> **TASK DIRECTIONS**: Write the data out again, character for character, with no images.

-- start of DATASET SECTION --

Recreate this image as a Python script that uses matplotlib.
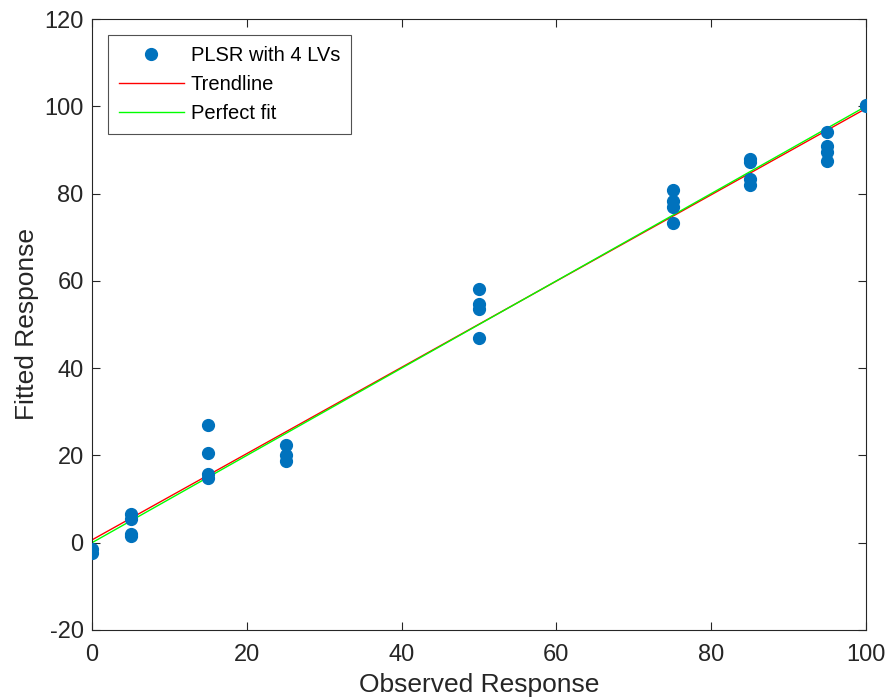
import numpy as np
import matplotlib
matplotlib.use("Agg")
import matplotlib.pyplot as plt

plt.rcParams['font.family'] = ['Liberation Sans', 'DejaVu Sans']
plt.rcParams['axes.unicode_minus'] = False

observed = [0, 0,
            5, 5, 5, 5,
            15, 15, 15, 15,
            25, 25, 25,
            50, 50, 50, 50,
            75, 75, 75, 75,
            85, 85, 85, 85,
            95, 95, 95, 95,
            100, 100]
fitted = [-1.5, -2.3,
          6.6, 5.5, 2.1, 1.6,
          26.9, 20.6, 15.8, 14.8,
          22.3, 20.2, 18.8,
          58.2, 54.8, 53.6, 47.0,
          80.8, 78.2, 77.0, 73.2,
          87.9, 87.2, 83.4, 82.0,
          94.0, 90.8, 89.6, 87.5,
          100.3, 100.0]

x = np.array(observed, dtype=float)
y = np.array(fitted, dtype=float)
slope, intercept = np.polyfit(x, y, 1)
xl = np.array([0.0, 100.0])

fig = plt.figure(figsize=(8.88, 7.0), dpi=100)
ax = fig.add_axes([92/888, 1 - 630/700, (866-92)/888, (630-19)/700])

ax.plot(x, y, 'o', color='#0072BD', markersize=8.5, label='PLSR with 4 LVs', zorder=3)
ax.plot(xl, slope*xl + intercept, '-', color='#FF0000', lw=1, label='Trendline')
ax.plot(xl, xl, '-', color='#00FF00', lw=1, label='Perfect fit')

ax.set_xlim(0, 100)
ax.set_ylim(-20, 120)
ax.set_xticks(np.arange(0, 101, 20))
ax.set_yticks(np.arange(-20, 121, 20))
ax.tick_params(direction='in', top=True, right=True, labelsize=17, colors='#262626', length=6, pad=6)
ax.tick_params(axis='x', pad=10)
for s in ax.spines.values():
    s.set_color('#262626')
    s.set_linewidth(0.8)
ax.set_xlabel('Observed Response', fontsize=19, color='#262626', labelpad=5)
ax.set_ylabel('Fitted Response', fontsize=19, color='#262626', labelpad=4)

leg = ax.legend(loc='upper left', bbox_to_anchor=(16/774, 1 - 16/611), fontsize=14.5,
                frameon=True, fancybox=False, edgecolor='#262626', handlelength=3.2,
                handletextpad=0.35, borderpad=0.55, labelspacing=0.5, borderaxespad=0)
leg.get_frame().set_linewidth(0.8)

fig.savefig('out.png', dpi=100)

-- end of DATASET SECTION --

> **RESULT OF THIS TASK**:
Recreate this image as a Python script that uses matplotlib.
import numpy as np
import matplotlib
matplotlib.use("Agg")
import matplotlib.pyplot as plt

plt.rcParams['font.family'] = ['Liberation Sans', 'DejaVu Sans']
plt.rcParams['axes.unicode_minus'] = False

observed = [0, 0,
            5, 5, 5, 5,
            15, 15, 15, 15,
            25, 25, 25,
            50, 50, 50, 50,
            75, 75, 75, 75,
            85, 85, 85, 85,
            95, 95, 95, 95,
            100, 100]
fitted = [-1.5, -2.3,
          6.6, 5.5, 2.1, 1.6,
          26.9, 20.6, 15.8, 14.8,
          22.3, 20.2, 18.8,
          58.2, 54.8, 53.6, 47.0,
          80.8, 78.2, 77.0, 73.2,
          87.9, 87.2, 83.4, 82.0,
          94.0, 90.8, 89.6, 87.5,
          100.3, 100.0]

x = np.array(observed, dtype=float)
y = np.array(fitted, dtype=float)
slope, intercept = np.polyfit(x, y, 1)
xl = np.array([0.0, 100.0])

fig = plt.figure(figsize=(8.88, 7.0), dpi=100)
ax = fig.add_axes([92/888, 1 - 630/700, (866-92)/888, (630-19)/700])

ax.plot(x, y, 'o', color='#0072BD', markersize=8.5, label='PLSR with 4 LVs', zorder=3)
ax.plot(xl, slope*xl + intercept, '-', color='#FF0000', lw=1, label='Trendline')
ax.plot(xl, xl, '-', color='#00FF00', lw=1, label='Perfect fit')

ax.set_xlim(0, 100)
ax.set_ylim(-20, 120)
ax.set_xticks(np.arange(0, 101, 20))
ax.set_yticks(np.arange(-20, 121, 20))
ax.tick_params(direction='in', top=True, right=True, labelsize=17, colors='#262626', length=6, pad=6)
ax.tick_params(axis='x', pad=10)
for s in ax.spines.values():
    s.set_color('#262626')
    s.set_linewidth(0.8)
ax.set_xlabel('Observed Response', fontsize=19, color='#262626', labelpad=5)
ax.set_ylabel('Fitted Response', fontsize=19, color='#262626', labelpad=4)

leg = ax.legend(loc='upper left', bbox_to_anchor=(16/774, 1 - 16/611), fontsize=14.5,
                frameon=True, fancybox=False, edgecolor='#262626', handlelength=3.2,
                handletextpad=0.35, borderpad=0.55, labelspacing=0.5, borderaxespad=0)
leg.get_frame().set_linewidth(0.8)

fig.savefig('out.png', dpi=100)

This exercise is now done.